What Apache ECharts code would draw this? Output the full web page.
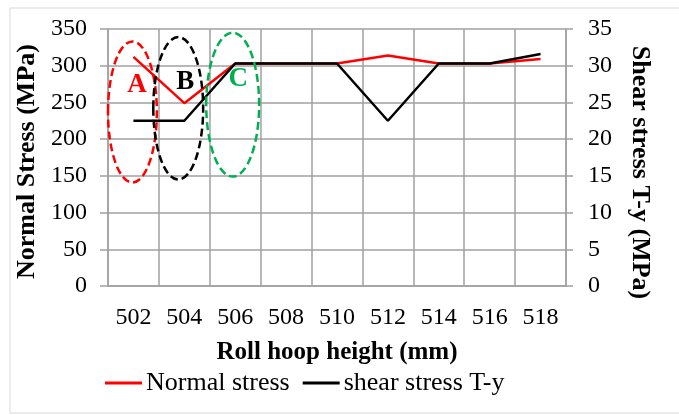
<!DOCTYPE html>
<html>
<head>
<meta charset="utf-8">
<script src="https://cdn.jsdelivr.net/npm/echarts@6/dist/echarts.min.js"></script>
<style>html,body{margin:0;padding:0;background:#fff}#c{width:679px;height:415px}</style>
</head>
<body>
<div id="c"></div>
<script>
const categories = ['502','504','506','508','510','512','514','516','518'];
const normalStress = [312, 249, 303, 303, 303, 314, 303, 303, 309];
const shearStress = [22.5, 22.5, 30.3, 30.3, 30.3, 22.5, 30.3, 30.3, 31.6];
const leftTicks = [0, 350, 50];
const rightTicks = [0, 35, 5];
// annotation ellipses: [category offset, center value (left axis), half-width in categories, half-height in value, colour, label]
const ellipses = [
  [-0.02, 237, 0.48, 96, '#ff0000', 'A'],
  [0.88, 242, 0.49, 97, '#000000', 'B'],
  [1.95, 247, 0.52, 98, '#00b050', 'C']
];
const labelPos = [[0.07, 274], [1.02, 278], [2.06, 282]];

const FONT = 'Liberation Serif';
const chart = echarts.init(document.getElementById('c'), null, {renderer: 'canvas'});
const option = {
  animation: false,
  textStyle: {fontFamily: FONT},
  grid: {left: 108, right: 113, top: 29, bottom: 129, containLabel: false},
  legend: {
    left: 100, top: 365, itemWidth: 37, itemHeight: 3, itemGap: 13, icon: 'rect',
    textStyle: {fontFamily: FONT, fontSize: 26, color: '#000', padding: [0,0,0,-1]},
    data: ['Normal stress', 'shear stress T-y']
  },
  xAxis: {
    type: 'category', data: categories, boundaryGap: true,
    name: 'Roll hoop height (mm)', nameLocation: 'middle', nameGap: 54,
    nameTextStyle: {fontFamily: FONT, fontSize: 25, fontWeight: 'bold', color: '#000'},
    axisLine: {lineStyle: {color: '#a0a0a0', width: 1.5}},
    axisTick: {show: false},
    axisLabel: {fontFamily: FONT, fontSize: 24, color: '#000', margin: 20, interval: 0},
    splitLine: {show: true, interval: 0, lineStyle: {color: '#a0a0a0', width: 1.5}}
  },
  yAxis: [
    {
      type: 'value', min: leftTicks[0], max: leftTicks[1], interval: leftTicks[2],
      name: 'Normal Stress (MPa)', nameLocation: 'middle', nameGap: 67, nameRotate: 90,
      nameTextStyle: {fontFamily: FONT, fontSize: 26, fontWeight: 'bold', color: '#000', padding: [0,8,0,0]},
      axisLine: {show: true, lineStyle: {color: '#a0a0a0', width: 1.5}},
      axisTick: {show: true, length: 8, lineStyle: {color: '#a0a0a0', width: 1.5}},
      axisLabel: {fontFamily: FONT, fontSize: 24, color: '#000', margin: 21},
      splitLine: {show: true, lineStyle: {color: '#a0a0a0', width: 1.5}}
    },
    {
      type: 'value', min: rightTicks[0], max: rightTicks[1], interval: rightTicks[2], position: 'right',
      name: 'Shear stress T-y (MPa)', nameLocation: 'middle', nameGap: 61, nameRotate: -90,
      nameTextStyle: {fontFamily: FONT, fontSize: 26, fontWeight: 'bold', color: '#000', padding: [0,0,0,30]},
      axisLine: {show: true, lineStyle: {color: '#a0a0a0', width: 1.5}},
      axisTick: {show: true, length: 7, lineStyle: {color: '#a0a0a0', width: 1.5}},
      axisLabel: {fontFamily: FONT, fontSize: 24, color: '#000', margin: 22},
      splitLine: {show: false}
    }
  ],
  series: [
    {name: 'Normal stress', type: 'line', yAxisIndex: 0, data: normalStress, symbol: 'none',
     lineStyle: {color: '#ff0000', width: 2.5}, itemStyle: {color: '#ff0000'}},
    {name: 'shear stress T-y', type: 'line', yAxisIndex: 1, data: shearStress, symbol: 'none',
     lineStyle: {color: '#000000', width: 2.5}, itemStyle: {color: '#000000'}}
  ]
};
chart.setOption(option);

function drawAnnotations() {
  const p0 = chart.convertToPixel({xAxisIndex: 0}, categories[0]);
  const p1 = chart.convertToPixel({xAxisIndex: 0}, categories[1]);
  const step = p1 - p0;
  const yPix = v => chart.convertToPixel({yAxisIndex: 0}, v);
  const els = [{
    type: 'rect', shape: {x: 10, y: 8, width: 700, height: 405},
    style: {fill: 'none', stroke: '#d9d9d9', lineWidth: 1}, z: -1, silent: true
  }];
  ellipses.forEach((e, i) => {
    const cy = yPix(e[1]);
    const ry = yPix(e[1] - e[3]) - cy;
    els.push({
      type: 'ellipse',
      shape: {cx: p0 + step * e[0], cy: cy, rx: step * e[2], ry: ry},
      style: {fill: 'none', stroke: e[4], lineWidth: 2.5, lineDash: [8, 4]}, z: 10, silent: true
    });
    const lp = labelPos[i];
    els.push({
      type: 'text', x: p0 + step * lp[0], y: yPix(lp[1]),
      style: {text: e[5], fill: e[4], font: 'bold 27px "Liberation Serif"', align: 'center', verticalAlign: 'middle'},
      z: 11, silent: true
    });
  });
  chart.setOption({graphic: els});
}
drawAnnotations();
</script>
</body>
</html>
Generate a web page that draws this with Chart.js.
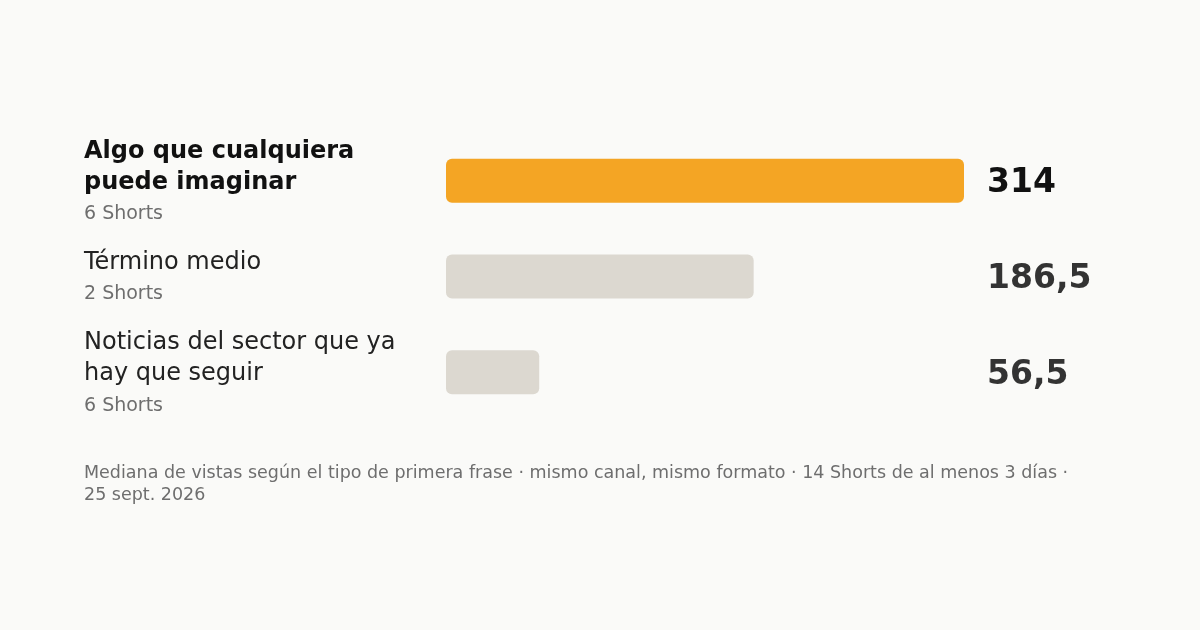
<!DOCTYPE html>
<html>
<head>
<meta charset="utf-8">
<script src="https://cdn.jsdelivr.net/npm/chart.js@4"></script>
<style>
  html, body { margin: 0; padding: 0; background: #fafaf8; }
  #wrap { width: 1200px; height: 630px; position: relative; }
</style>
</head>
<body>
<div id="wrap"><canvas id="shortsChart" width="1200" height="630"></canvas></div>
<script>
// categories (wrapped title lines), subtitles and median views
const categories = [
    ['Algo que cualquiera', 'puede imaginar'],
    ['Término medio'],
    ['Noticias del sector que ya', 'hay que seguir']
];
const counts = ['6 Shorts', '2 Shorts', '6 Shorts'];
const medianViews = [314, 186.5, 56.5];
const valueLabels = ['314', '186,5', '56,5'];
const footerLines = [
    'Mediana de vistas según el tipo de primera frase · mismo canal, mismo formato · 14 Shorts de al menos 3 días ·',
    '25 sept. 2026'
];

const FONT = '"DejaVu Sans", sans-serif';
const highlight = 0;

// left labels, right values and footer
const labelPlugin = {
    id: 'labelPlugin',
    afterDraw(chart) {
        const ctx = chart.ctx;
        const y = chart.scales.y;
        const meta = chart.getDatasetMeta(0);
        ctx.save();
        ctx.textBaseline = 'middle';
        categories.forEach((lines, i) => {
            const cy = y.getPixelForValue(i);
            const lineH = 31;
            const blockH = (lines.length - 1) * lineH + 33;
            let top = cy - blockH / 2;
            ctx.textAlign = 'left';
            ctx.fillStyle = i === highlight ? '#111111' : '#222222';
            ctx.font = (i === highlight ? 'bold ' : '') + '24px ' + FONT;
            lines.forEach((t, k) => ctx.fillText(t, 84, top + 3 + k * lineH));
            ctx.fillStyle = '#6e6e6e';
            ctx.font = '19px ' + FONT;
            ctx.fillText(counts[i], 84, top + blockH + 1.5);

            ctx.fillStyle = i === highlight ? '#111111' : '#333333';
            ctx.font = 'bold 33px ' + FONT;
            ctx.fillText(valueLabels[i], 987, meta.data[i].y + 3);
        });
        ctx.fillStyle = '#6e6e6e';
        ctx.font = '17.5px ' + FONT;
        footerLines.forEach((t, k) => ctx.fillText(t, 84, 473 + k * 22));
        ctx.restore();
    }
};

new Chart(document.getElementById('shortsChart').getContext('2d'), {
    type: 'bar',
    data: {
        labels: categories.map(c => c.join(' ')),
        datasets: [{
            data: medianViews,
            backgroundColor: medianViews.map((v, i) => i === highlight ? '#f4a524' : '#dcd8d0'),
            borderRadius: 6,
            borderSkipped: false,
            barPercentage: 0.92,
            categoryPercentage: 0.5
        }]
    },
    options: {
        indexAxis: 'y',
        responsive: false,
        animation: false,
        layout: { padding: { left: 446, right: 236, top: 133, bottom: 210 } },
        scales: {
            x: { display: false, min: 0, max: 314 },
            y: { display: false }
        },
        plugins: {
            legend: { display: false },
            tooltip: { enabled: false }
        }
    },
    plugins: [labelPlugin]
});
</script>
</body>
</html>
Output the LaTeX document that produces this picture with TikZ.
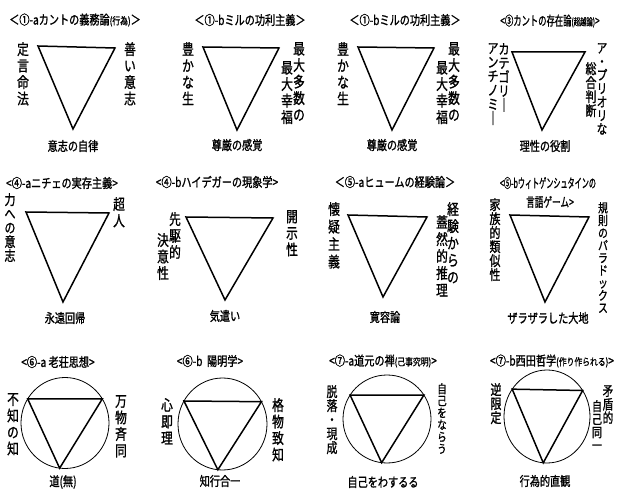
\documentclass[tikz,border=0pt]{standalone}
\usepackage{fontspec}
\usetikzlibrary{calc}
\newfontfamily\jp[FakeStretch=0.78,FakeBold=1.2]{Noto Sans CJK JP}
\newcommand\sm[1]{{\fontsize{10}{12}\selectfont #1}}
\newcommand\nar[2]{\scalebox{#1}[1]{#2}}

\begin{document}
\begin{tikzpicture}[x=1pt,y=-1pt,
  ttl/.style={font=\jp\fontsize{13}{15}\selectfont,inner sep=0pt},
  side/.style={font=\jp\fontsize{15}{#1}\selectfont,align=center,anchor=north,inner sep=0pt},
  side/.default=16.5,
  small/.style={font=\jp\fontsize{#1}{#1}\selectfont},
  foot/.style={font=\jp\fontsize{13}{15}\selectfont,inner sep=0pt},
  tri/.style={line width=1.5pt,line join=miter},
  ring/.style={line width=0.8pt}]
\useasboundingbox (0,0) rectangle (619,489);

% --- row 1
\node[ttl] (t1) at (75,20) {＜①-aカントの義務論\sm{(行為)}＞};
\coordinate (A1) at (38,46); \coordinate (B1) at (115,48); \coordinate (C1) at (73,129);
\draw[tri] (A1)--(B1)--(C1)--cycle;
\node[side] (l1) at (23,42) {定\\言\\命\\法};
\node[side] (r1) at (130,42) {善\\い\\意\\志};
\node[foot] (b1) at (73,146) {意志の自律};

\node[ttl] (t2) at (250,20) {＜①-bミルの功利主義＞};
\coordinate (A2) at (203,47); \coordinate (B2) at (279,48); \coordinate (C2) at (237,130);
\draw[tri] (A2)--(B2)--(C2)--cycle;
\node[side] (l2) at (188,42) {豊\\か\\な\\生};
\node[side] (r2a) at (299,42) {最\\大\\多\\数\\の};
\node[side] (r2b) at (287,61) {最\\大\\幸\\福};
\node[foot] (b2) at (237,145) {尊厳の感覚};

\node[ttl] (t3) at (405,20) {＜①-bミルの功利主義＞};
\coordinate (A3) at (358,47); \coordinate (B3) at (434,48); \coordinate (C3) at (392,130);
\draw[tri] (A3)--(B3)--(C3)--cycle;
\node[side] (l3) at (343,42) {豊\\か\\な\\生};
\node[side] (r3a) at (454,42) {最\\大\\多\\数\\の};
\node[side] (r3b) at (442,61) {最\\大\\幸\\福};
\node[foot] (b3) at (392,145) {尊厳の感覚};

\node[ttl] (t4) at (550,21) {\nar{0.82}{<③カントの存在論\sm{(超越論)}>}};
\coordinate (A4) at (512,52); \coordinate (B4) at (585,52); \coordinate (C4) at (542,130);
\draw[tri] (A4)--(B4)--(C4)--cycle;
\node[side=15.5,small=14] (l4a) at (504,43) {カ\\テ\\ゴ\\リ\\｜};
\node[side=14.5,small=14] (l4b) at (493,43) {ア\\ン\\チ\\ノ\\ミ\\｜};
\node[side=14,small=13.5] (r4a) at (602,43) {ア\\・\\プ\\リ\\オ\\リ\\な};
\node[side=15.5,small=14] (r4b) at (591,62) {総\\合\\判\\断};
\node[foot] (b4) at (545,146) {理性の役割};

% --- row 2
\node[ttl] (t5) at (62,183) {<④-aニチェの実存主義>};
\coordinate (A5) at (26,212); \coordinate (B5) at (109,213); \coordinate (C5) at (63,302);
\draw[tri] (A5)--(B5)--(C5)--cycle;
\node[side=14,small=14] (l5) at (10,193) {力\\へ\\の\\意\\志};
\node[side] (r5) at (119,197) {超\\人};
\node[foot] (b5) at (65,318) {永遠回帰};

\node[ttl] (t6) at (217,182) {<④-bハイデガーの現象学>};
\coordinate (A6) at (186,217); \coordinate (B6) at (273,218); \coordinate (C6) at (225,300);
\draw[tri] (A6)--(B6)--(C6)--cycle;
\node[side] (l6a) at (175,212) {先\\駆\\的};
\node[side] (l6b) at (163,233) {決\\意\\性};
\node[side] (r6) at (292,210) {開\\示\\性};
\node[foot] (b6) at (225,316) {気遣い};

\node[ttl] (t7) at (395,182) {＜⑤-aヒュームの経験論＞};
\coordinate (A7) at (348,215); \coordinate (B7) at (427,217); \coordinate (C7) at (383,297);
\draw[tri] (A7)--(B7)--(C7)--cycle;
\node[side=17.5] (l7) at (334,202) {懐\\疑\\主\\義};
\node[side=17] (r7a) at (453,202) {経\\験\\か\\ら\\の};
\node[side=17] (r7b) at (442,215) {蓋\\然\\的\\推\\理};
\node[foot] (b7) at (385,317) {寛容論};

\node[ttl] (t8a) at (548,183) {\nar{0.7}{<⑤-bウィトゲンシュタインの}};
\node[ttl] (t8b) at (550,202) {\nar{0.85}{言語ゲーム>}};
\coordinate (A8) at (510,215); \coordinate (B8) at (589,217); \coordinate (C8) at (545,302);
\draw[tri] (A8)--(B8)--(C8)--cycle;
\node[side=14.5,small=14] (l8) at (495,198) {家\\族\\的\\類\\似\\性};
\node[side=12.8,small=12.5] (r8) at (603,202) {規\\則\\の\\パ\\ラ\\ド\\ッ\\ク\\ス};
\node[foot] (b8) at (548,318) {ザラザラした大地};

% --- row 3
\node[ttl] (t9) at (58,362) {<⑥-a\ 老荘思想>};
\coordinate (O9) at (65,423);
\draw[ring] (O9) ellipse [x radius=44pt,y radius=45.5pt];
\path (O9) ++(148:44pt and 45.5pt) coordinate (A9)
      (O9) ++(32:44pt and 45.5pt) coordinate (B9)
      (O9) ++(263:44pt and 45.5pt) coordinate (C9);
\draw[tri] (A9)--(B9)--(C9)--cycle;
\node[side] (l9) at (13,393) {不\\知\\の\\知};
\node[side] (r9) at (121,395) {万\\物\\斉\\同};
\node[foot] (b9) at (63,482) {道(無)};

\node[ttl] (t10) at (210,361) {<⑥-b\ \ 陽明学>};
\coordinate (O10) at (222.5,424);
\draw[ring] (O10) ellipse [x radius=44.5pt,y radius=46pt];
\path (O10) ++(150:44.5pt and 46pt) coordinate (A10)
      (O10) ++(29:44.5pt and 46pt) coordinate (B10)
      (O10) ++(264:44.5pt and 46pt) coordinate (C10);
\draw[tri] (A10)--(B10)--(C10)--cycle;
\node[side] (l10) at (167,398) {心\\即\\理};
\node[side] (r10) at (278,398) {格\\物\\致\\知};
\node[foot] (b10) at (220,481) {知行合一};

\node[ttl] (t11) at (383,361) {<⑦-a道元の禅\sm{(己事究明)}>};
\coordinate (O11) at (387,419);
\draw[ring] (O11) ellipse [x radius=44pt,y radius=44pt];
\path (O11) ++(147:44pt) coordinate (A11)
      (O11) ++(33:44pt) coordinate (B11)
      (O11) ++(263:44pt) coordinate (C11);
\draw[tri] (A11)--(B11)--(C11)--cycle;
\node[side=14,small=14] (l11) at (332,385) {脱\\落\\・\\現\\成};
\node[side=12.5,small=12] (r11) at (442,383) {自\\己\\を\\な\\ら\\う};
\node[foot] (b11) at (383,482) {自己をわするる};

\node[ttl] (t12) at (552,361) {<⑦-b西田哲学\sm{(作り作られる)}>};
\coordinate (O12) at (547,416.5);
\draw[ring] (O12) ellipse [x radius=43pt,y radius=46.5pt];
\path (O12) ++(144:43pt and 46.5pt) coordinate (A12)
      (O12) ++(34:43pt and 46.5pt) coordinate (B12)
      (O12) ++(265:43pt and 46.5pt) coordinate (C12);
\draw[tri] (A12)--(B12)--(C12)--cycle;
\node[side=14.5,small=14] (l12) at (496,383) {逆\\限\\定};
\node[side=14,small=13.5] (r12a) at (608,385) {矛\\盾\\的};
\node[side=13.5,small=13] (r12b) at (597,400) {自\\己\\同\\一};
\node[foot] (b12) at (545,481) {行為的直観};
\end{tikzpicture}
\end{document}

◆ Your task
Reproduce the records above from their first line to the line bearing "const labelPos = [[0.07, 274], [1.02, 278], [2.06, 282]];", both ends included, leaving every picture out.

◆ Reply to the task
What Apache ECharts code would draw this? Output the full web page.
<!DOCTYPE html>
<html>
<head>
<meta charset="utf-8">
<script src="https://cdn.jsdelivr.net/npm/echarts@6/dist/echarts.min.js"></script>
<style>html,body{margin:0;padding:0;background:#fff}#c{width:679px;height:415px}</style>
</head>
<body>
<div id="c"></div>
<script>
const categories = ['502','504','506','508','510','512','514','516','518'];
const normalStress = [312, 249, 303, 303, 303, 314, 303, 303, 309];
const shearStress = [22.5, 22.5, 30.3, 30.3, 30.3, 22.5, 30.3, 30.3, 31.6];
const leftTicks = [0, 350, 50];
const rightTicks = [0, 35, 5];
// annotation ellipses: [category offset, center value (left axis), half-width in categories, half-height in value, colour, label]
const ellipses = [
  [-0.02, 237, 0.48, 96, '#ff0000', 'A'],
  [0.88, 242, 0.49, 97, '#000000', 'B'],
  [1.95, 247, 0.52, 98, '#00b050', 'C']
];
const labelPos = [[0.07, 274], [1.02, 278], [2.06, 282]];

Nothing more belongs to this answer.